Ah! Now I remember what it was. And just in time, too, because I'm getting dangerously close to retreading a tired old topic. I wanted to talk about the fact that as my son gets older and more capable of absorbing new information like a sponge, he is beginning to ask a lot of questions, and it is raising the bar on what I, as a parent, have to perform.
Long before my son was born, I told my dad that I would never be the kind of parent who used the phrase "because I said so." He told me, with an air of arguably valid condescension, that I would likely feel differently when the time came; for understandable reasons, "because I said so" is something of a time-saving measure. Or it probably would be—but, fortunately, I place a different premium on the value of time, and have, likewise, an accommodatingly fluid schedule.
For me, the priority in child-rearing is to reward the existence of curiosity. "Be curious, not judgmental" is one of the cornerstones of Ted Lasso, and whatever you think of the show, this is a philosophy I lived by even before I discovered the delights of Roy Kent. Curiosity is also more important now than ever, I think, when we're bombarded with propaganda from every direction and literacy of any kind is at a shocking low. I've mentioned several times that I'm terrified of my son discovering the internet—but short of the whole social media experiment collapsing, I know I can't keep him from its ills forever. The only thing I can think to arm him with is the sense to know when to question the credibility of something, so obviously this cannot begin with parental shorthands, even when I do sometimes strain for the kind of answer that his partial sentience can comfortably grasp.

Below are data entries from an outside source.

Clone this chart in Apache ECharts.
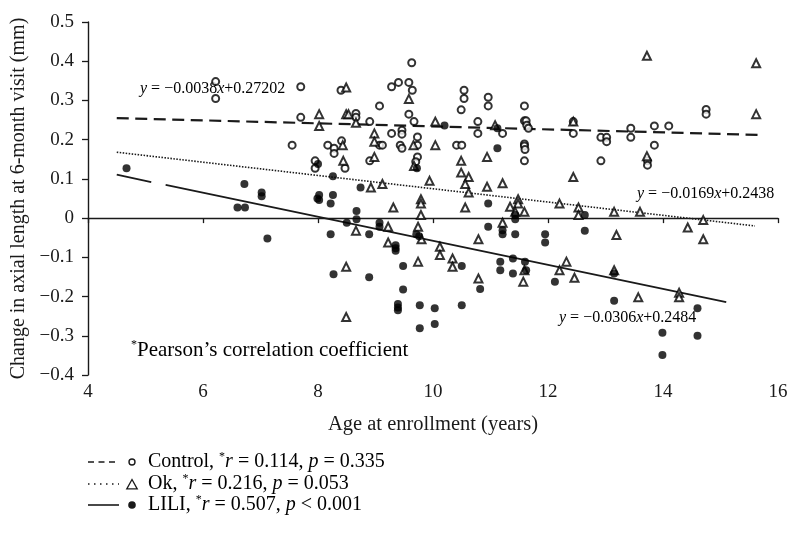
<!DOCTYPE html>
<html>
<head>
<meta charset="utf-8">
<script src="https://cdn.jsdelivr.net/npm/echarts@6/dist/echarts.min.js"></script>
<style>
  html, body { margin: 0; padding: 0; background: #fff; }
  #main { width: 791px; height: 539px; }
</style>
</head>
<body>
<div id="main"></div>
<script>
// values: [age, change in axial length]
var controlPts = [
  [6.22,0.348],[6.22,0.305],[7.70,0.335],[7.70,0.257],[7.55,0.186],[7.95,0.146],[7.95,0.127],
  [9.63,0.396],[9.28,0.335],[9.40,0.346],[9.58,0.346],[9.64,0.326],[8.40,0.326],[9.07,0.286],
  [10.54,0.326],[10.54,0.305],[10.49,0.276],[8.66,0.267],[8.66,0.257],[8.90,0.246],[9.58,0.265],
  [9.67,0.246],[10.78,0.246],[10.78,0.216],[9.07,0.186],[9.12,0.186],[9.28,0.216],[9.46,0.224],
  [9.46,0.214],[9.43,0.186],[9.46,0.178],[9.73,0.207],[9.73,0.186],[10.41,0.186],[10.50,0.186],
  [8.17,0.186],[8.28,0.178],[8.28,0.165],[8.41,0.197],[8.47,0.127],[8.90,0.146],[9.73,0.156],
  [9.70,0.144],[10.96,0.308],[10.96,0.286],[11.21,0.216],[11.59,0.286],[11.59,0.248],[11.62,0.248],
  [11.63,0.237],[11.66,0.229],[11.59,0.189],[11.59,0.184],[11.60,0.175],[11.59,0.146],
  [12.44,0.246],[12.44,0.216],[12.92,0.206],[13.02,0.206],[13.02,0.195],[12.92,0.146],
  [13.44,0.229],[13.44,0.206],[14.75,0.277],[14.75,0.265],[13.85,0.235],[14.10,0.235],
  [13.85,0.186],[13.73,0.146],[13.73,0.135]
];
var okPts = [
  [9.58,0.304],[8.49,0.333],[8.02,0.265],[8.02,0.235],[8.49,0.265],[8.53,0.265],[8.66,0.243],
  [10.04,0.246],[8.98,0.216],[8.98,0.195],[9.66,0.186],[10.04,0.186],[8.43,0.186],[8.44,0.146],
  [8.98,0.156],[9.67,0.133],[10.49,0.146],[10.49,0.116],[10.62,0.105],[10.56,0.087],[9.94,0.095],
  [8.92,0.078],[9.12,0.087],[10.62,0.065],[10.56,0.027],[9.31,0.027],[9.79,0.048],[9.79,0.037],
  [9.79,0.008],[8.66,-0.032],[9.22,-0.022],[9.74,-0.022],[9.80,-0.054],[9.22,-0.062],[10.12,-0.073],
  [10.12,-0.094],[10.34,-0.103],[10.34,-0.124],[9.74,-0.111],[8.49,-0.124],[8.49,-0.252],
  [10.79,-0.054],[10.79,-0.154],[11.08,0.237],[10.94,0.156],[10.94,0.080],[11.21,0.089],
  [12.44,0.246],[12.44,0.105],[11.34,0.029],[11.48,0.048],[11.48,0.037],[11.43,0.016],[11.59,0.016],
  [11.21,-0.012],[12.20,0.037],[12.53,0.027],[12.53,0.008],[13.15,0.016],[13.19,-0.043],
  [11.59,-0.133],[11.57,-0.162],[12.20,-0.133],[12.32,-0.111],[12.46,-0.152],[13.15,-0.133],
  [13.57,-0.202],[13.72,0.414],[15.62,0.395],[15.62,0.265],[13.72,0.158],[13.60,0.016],
  [14.70,-0.005],[14.43,-0.024],[14.70,-0.054],[14.28,-0.190],[14.28,-0.202]
];
var liliPts = [
  [4.67,0.127],[6.72,0.087],[7.02,0.065],[7.02,0.056],[6.60,0.027],[6.73,0.027],[7.12,-0.052],
  [10.20,0.236],[8.00,0.138],[9.72,0.127],[8.26,0.107],[8.74,0.078],[8.02,0.059],[7.99,0.050],
  [8.02,0.046],[8.26,0.059],[8.22,0.037],[8.67,0.018],[8.67,-0.003],[8.50,-0.012],[8.22,-0.041],
  [8.89,-0.041],[9.07,-0.012],[9.07,-0.022],[9.71,-0.041],[9.76,-0.046],[9.35,-0.069],[9.35,-0.077],
  [9.35,-0.083],[10.50,-0.122],[9.48,-0.122],[8.27,-0.143],[8.89,-0.151],[9.48,-0.182],
  [9.39,-0.219],[9.39,-0.228],[9.39,-0.235],[9.77,-0.222],[10.03,-0.230],[10.50,-0.222],
  [9.77,-0.281],[10.03,-0.270],[10.82,-0.181],[11.12,0.229],[11.12,0.178],[10.96,0.037],
  [11.43,0.008],[11.43,-0.003],[10.96,-0.022],[11.21,-0.031],[11.21,-0.041],[11.43,-0.041],
  [11.95,-0.041],[11.95,-0.062],[12.64,0.008],[12.64,-0.032],[11.17,-0.111],[11.17,-0.133],
  [11.39,-0.103],[11.60,-0.111],[11.39,-0.141],[11.62,-0.133],[12.12,-0.162],[13.15,-0.141],
  [13.15,-0.211],[14.60,-0.230],[13.99,-0.292],[14.60,-0.300],[13.99,-0.349]
];
// fitted line end points as drawn
var controlFit = [[4.5,0.255],[15.7,0.212]];
var okFit = [[4.5,0.168],[15.6,-0.020]];
var liliFit = [[4.5,0.111],[5.1,0.092],'-',[5.35,0.085],[15.1,-0.214]];

var xTicks = { min: 4, max: 16, interval: 2 };
var yTicks = { min: -0.4, max: 0.5, interval: 0.1 };

var ink = '#1a1a1a';
var serif = '"Liberation Serif", "DejaVu Serif", serif';
var chart = echarts.init(document.getElementById('main'), null, { renderer: 'canvas' });

function fmtY(v) {
  if (Math.abs(v) < 1e-9) return '0';
  return (v < 0 ? '\u2212' : '') + Math.abs(v).toFixed(1);
}

var eqRich = {
  i: { fontFamily: serif, fontStyle: 'italic', fontSize: 16, color: ink },
  n: { fontFamily: serif, fontSize: 16, color: ink }
};
function bigRich(size) {
  return {
    n: { fontFamily: serif, fontSize: size, color: ink, lineHeight: 22 },
    i: { fontFamily: serif, fontSize: size, fontStyle: 'italic', color: ink, lineHeight: 22 },
    s: { fontFamily: serif, fontSize: 12, color: ink, verticalAlign: 'top', lineHeight: 22 }
  };
}

function tri(cx, cy, r) {
  return [[cx, cy - r], [cx + r * 0.95, cy + r * 0.7], [cx - r * 0.95, cy + r * 0.7]];
}

var legRows = [
  { y: 462, dash: [6, 4.5], mark: 'o', txt: '{n|Control, }{s|*}{i|r}{n| = 0.114, }{i|p}{n| = 0.335}' },
  { y: 484, dash: [1.5, 4.5], mark: 't', txt: '{n|Ok, }{s|*}{i|r}{n| = 0.216, }{i|p}{n| = 0.053}' },
  { y: 505, dash: null, mark: 'f', txt: '{n|LILI, }{s|*}{i|r}{n| = 0.507, }{i|p}{n| < 0.001}' }
];
var graphics = [];
legRows.forEach(function (r) {
  graphics.push({ type: 'line', shape: { x1: 88, y1: r.y, x2: 119, y2: r.y },
    style: { stroke: ink, lineWidth: r.dash ? 1.3 : 1.6, lineDash: r.dash } });
  if (r.mark === 'o') {
    graphics.push({ type: 'circle', shape: { cx: 132, cy: r.y, r: 3 }, style: { fill: '#fff', stroke: ink, lineWidth: 1.4 } });
  } else if (r.mark === 't') {
    graphics.push({ type: 'polygon', shape: { points: tri(132, r.y + 1, 5.5) }, style: { fill: '#fff', stroke: ink, lineWidth: 1.3 } });
  } else {
    graphics.push({ type: 'circle', shape: { cx: 132, cy: r.y, r: 3.8 }, style: { fill: ink } });
  }
  graphics.push({ type: 'text', x: 148, y: r.y, style: { text: r.txt, rich: bigRich(20), verticalAlign: 'middle', align: 'left' } });
});

// regression equations and footnote
graphics.push({ type: 'text', x: 140, y: 89, style: { text: '{i|y}{n| = \u22120.0038}{i|x}{n|+0.27202}', rich: eqRich, verticalAlign: 'middle' } });
graphics.push({ type: 'text', x: 637, y: 194, style: { text: '{i|y}{n| = \u22120.0169}{i|x}{n|+0.2438}', rich: eqRich, verticalAlign: 'middle' } });
graphics.push({ type: 'text', x: 559, y: 318, style: { text: '{i|y}{n| = \u22120.0306}{i|x}{n|+0.2484}', rich: eqRich, verticalAlign: 'middle' } });
graphics.push({ type: 'text', x: 131, y: 350, style: { text: '{s|*}{n|Pearson\u2019s correlation coefficient}', rich: bigRich(21), verticalAlign: 'middle' } });

chart.setOption({
  animation: false,
  backgroundColor: '#fff',
  grid: { left: 88, right: 13, top: 22, bottom: 164 },
  xAxis: {
    type: 'value', min: xTicks.min, max: xTicks.max, interval: xTicks.interval,
    name: 'Age at enrollment (years)', nameLocation: 'middle', nameGap: 39,
    nameTextStyle: { fontFamily: serif, fontSize: 20.5, color: ink },
    axisLine: { lineStyle: { color: ink, width: 1.4 } },
    axisTick: { length: 5, lineStyle: { color: ink, width: 1.3 } },
    axisLabel: { fontFamily: serif, fontSize: 19, color: ink, margin: 8 },
    splitLine: { show: false }
  },
  yAxis: {
    type: 'value', min: yTicks.min, max: yTicks.max, interval: yTicks.interval,
    name: 'Change in axial length at 6-month visit (mm)', nameLocation: 'middle', nameGap: 59,
    nameTextStyle: { fontFamily: serif, fontSize: 20, color: ink },
    axisLine: { show: true, lineStyle: { color: ink, width: 1.4 } },
    axisTick: { show: true, length: 6, lineStyle: { color: ink, width: 1.3 } },
    axisLabel: { fontFamily: serif, fontSize: 19, color: ink, margin: 14, formatter: fmtY },
    splitLine: { show: false }
  },
  series: [
    { name: 'Control fit', type: 'line', data: controlFit, symbol: 'none', silent: true, z: 1,
      lineStyle: { color: ink, width: 2.2, type: [12, 6.5] } },
    { name: 'Ok fit', type: 'line', data: okFit, symbol: 'none', silent: true, z: 1,
      lineStyle: { color: ink, width: 1.6, type: [1.5, 1.5] } },
    { name: 'LILI fit', type: 'line', data: liliFit, symbol: 'none', silent: true, z: 1, connectNulls: false,
      lineStyle: { color: ink, width: 1.8, type: 'solid' } },
    { name: 'Control', type: 'scatter', data: controlPts, symbol: 'circle', symbolSize: 7, z: 3,
      itemStyle: { color: '#fff', borderColor: '#000', borderWidth: 2 } },
    { name: 'Ok', type: 'scatter', data: okPts, symbol: 'triangle', symbolSize: 8, z: 3,
      itemStyle: { color: '#fff', borderColor: '#000', borderWidth: 2 } },
    { name: 'LILI', type: 'scatter', data: liliPts, symbol: 'circle', symbolSize: 8, z: 4,
      itemStyle: { color: '#000' } }
  ],
  graphic: graphics
});
</script>
</body>
</html>
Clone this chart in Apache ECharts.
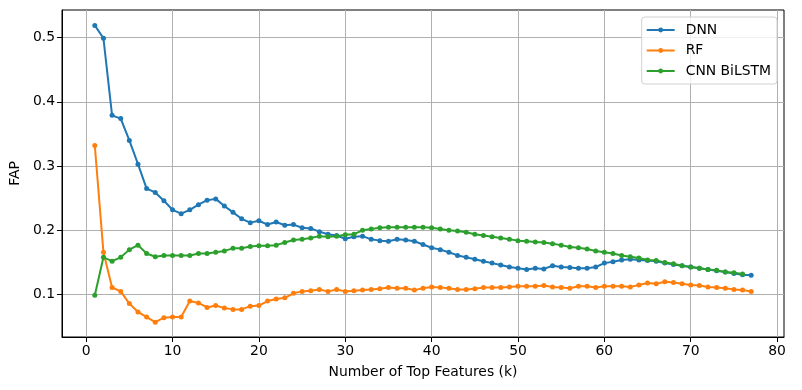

I think it's fun, this stage of parenting. I actually thought babyhood, too, was fun. That I find motherhood so fucking enjoyable is something I often lament isn't mentioned enough in the way we approach parenthood. It's a long, complex conversation, of course. One of those things where many things can be true. Motherhood being hard as fuck, for one thing. I'm self-sacrificing by nature and practically speaking, sociologically speaking, I'm on a pyre every day for this kid. I'm also staunchly pro-choice, and motherhood only made me more so—no one should have to go through any of this if they don't want to. The world is an oft-shit place and there are reasons to want or not want this role, all of them valid. But also, watching him evolve, witnessing him Become— it's fun. And what I especially love about this particular moment in parenting is the constant, head-spin realization that wow, I need you to respect and obey me because it's my job to keep you healthy and safe, something you occasionally don't feel like being, but I also want you to want to respect and obey me rather than me demanding it of you blindly, and also, sometimes even having these thoughts makes me feel insane, like is this a trend, asking this much of myself, intellectually-speaking? Then again, I am nothing if not in constant search of ways to split myself into many different factions, to be everything everywhere all the time.
And so: I am proud of him, and excited for him, and exhausted by the labor of explaining things to him, and invigorated by the prospect of all the questions he might one day ask. What will the conversation be, the day he understands what I do for a living? These are the things for which I trudge ever forward, benignly weepy, staunchly proud.